1] The Antielectron (or Positron)
The antielectron has the same mass as the electron but carries a positive electric charge instead of a negative one. It’s commonly known as the positron. It was discovered in 1932 by American physicist Carl David Anderson. In experiments, positrons are produced in beta radioactive decay processes (the β+ particle).
2] The Antiproton
The antiproton has the same mass as the proton but a negative electric charge instead of a positive one. It is the proton’s antiparticle and was discovered in 1956.
3] The Antineutron
The antineutron has the same mass as the neutron but differs in having the opposite magnetic properties.
Every elementary particle has a counterpart
Up to this point, we’ve only discussed subatomic particles to highlight the contrast between matter and antimatter. In theory, though, every elementary particle has its own antiparticle counterpart.
Matter and antimatter cancel each other out
Matter and antimatter cannot coexist in the same space because they destroy one another on contact. This process is known as annihilation.
When a particle meets its antiparticle, they annihilate and turn into two high-energy photons.
In an annihilation event, the two particles are converted into electromagnetic radiation (photons). In that moment, both particles cease to exist.
This is why naturally occurring antimatter is absent in our universe - or at least extremely difficult to observe.
Why is the universe mostly made of matter?
In the earliest moments after the Big Bang, matter and antimatter were likely created in almost equal amounts.
For reasons still not entirely clear, matter ended up dominating. Perhaps there was a slight initial excess of matter, or maybe some as-yet undiscovered particle - possibly the Higgs boson, sometimes nicknamed the “God particle” - gave matter the upper hand.
How is antimatter produced?
On Earth, antimatter can only be created artificially in laboratories and particle accelerators, primarily through the process of beta radioactive decay (β+).
What is beta decay? In simple terms, the nucleus of a heavy atom becomes unstable when it doesn’t have enough neutrons to keep the protons apart (a neutron deficit). In such cases, a proton transforms (decays) into a neutron to restore the atom’s stability.
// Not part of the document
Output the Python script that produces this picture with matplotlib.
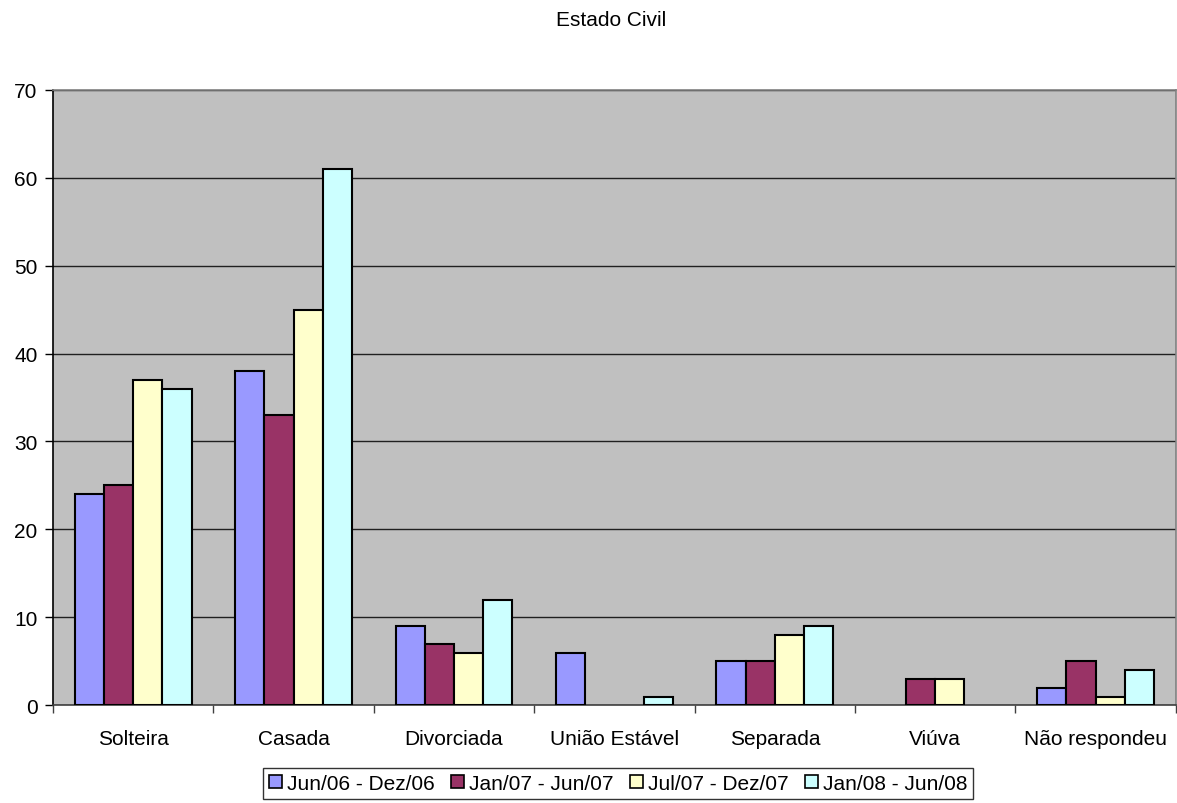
import numpy as np
import matplotlib
matplotlib.use("Agg")
import matplotlib.pyplot as plt
from matplotlib.patches import Patch

plt.rcParams['font.family'] = ['Liberation Sans', 'DejaVu Sans']

categories = ["Solteira", "Casada", "Divorciada", "União Estável", "Separada", "Viúva", "Não respondeu"]
series_names = ["Jun/06 - Dez/06", "Jan/07 - Jun/07", "Jul/07 - Dez/07", "Jan/08 - Jun/08"]
jun06_dez06 = [24, 38, 9, 6, 5, 0, 2]
jan07_jun07 = [25, 33, 7, 0, 5, 3, 5]
jul07_dez07 = [37, 45, 6, 0, 8, 3, 1]
jan08_jun08 = [36, 61, 12, 1, 9, 0, 4]
series_values = [jun06_dez06, jan07_jun07, jul07_dez07, jan08_jun08]
colors = ["#9999FF", "#993366", "#FFFFCC", "#CCFFFF"]
yticks = [0, 10, 20, 30, 40, 50, 60, 70]

FS = 15

fig = plt.figure(figsize=(11.77, 8.04), dpi=100)
ax = fig.add_axes([0.045, 0.1215, 0.954, 0.7657])
ax.set_facecolor("#C0C0C0")

n = len(series_values)
bar_w = 0.182
x = np.arange(len(categories)) + 0.5
for i, (vals, col) in enumerate(zip(series_values, colors)):
    offs = (i - (n - 1) / 2) * bar_w
    vals = np.asarray(vals, dtype=float)
    keep = vals > 0
    ax.bar(x[keep] + offs, vals[keep], width=bar_w, color=col,
           edgecolor="black", linewidth=1.5, zorder=3)

ax.set_xlim(0, len(categories))
ax.set_ylim(0, 70)
ax.set_yticks(yticks)
ax.set_yticklabels([str(t) for t in yticks], fontsize=FS)
ax.yaxis.grid(True, color="#202020", linewidth=1.0, zorder=1)
ax.set_axisbelow(True)

# category labels centred, ticks at category boundaries
ax.set_xticks(np.arange(len(categories) + 1))
ax.set_xticklabels([])
ax.set_xticks(x, minor=True)
ax.set_xticklabels(categories, minor=True, fontsize=FS)
ax.tick_params(axis="x", which="minor", length=0, pad=17)
ax.tick_params(axis="x", which="major", length=6, width=1, color="#404040", direction="out")
ax.tick_params(axis="y", length=6, width=1, direction="out", pad=5)

ax.spines["left"].set_color("black")
ax.spines["bottom"].set_color("#404040")
ax.spines["top"].set_color("#808080")
ax.spines["right"].set_color("#808080")
for s in ax.spines.values():
    s.set_linewidth(1.2)

fig.text(0.519, 0.974, "Estado Civil", ha="center", va="center", fontsize=FS)

handles = [Patch(facecolor=c, edgecolor="black", linewidth=1.2) for c in colors]
leg = fig.legend(handles, series_names, loc="center", bbox_to_anchor=(0.525, 0.0245),
                 ncol=4, fontsize=FS, frameon=True, fancybox=False,
                 handlelength=0.65, handleheight=0.65, handletextpad=0.2,
                 columnspacing=0.8, borderpad=0.3, borderaxespad=0)
leg.get_frame().set_edgecolor("black")
leg.get_frame().set_linewidth(1.0)

fig.savefig("out.png", dpi=100)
During β+ decay, the nucleus emits several particles outward: a photon, a neutrino, and a positron (the antielectron, i.e. antimatter).
An antiparticle’s lifetime is extremely short
As soon as an antiparticle is created, it quickly collides with a particle in space, and both are annihilated.
Where can antimatter be found?
Theoretically, our universe might contain pockets or even whole regions of antimatter - stars, galaxies, or isolated zones - so long as they remain separated from regular matter.
Note. Some speculative multiverse theories even suggest the existence of an “anti-universe” or multiple antimatter universes.
Antimatter follows the same physical laws as ordinary matter. The only difference is that it carries the opposite electric charge.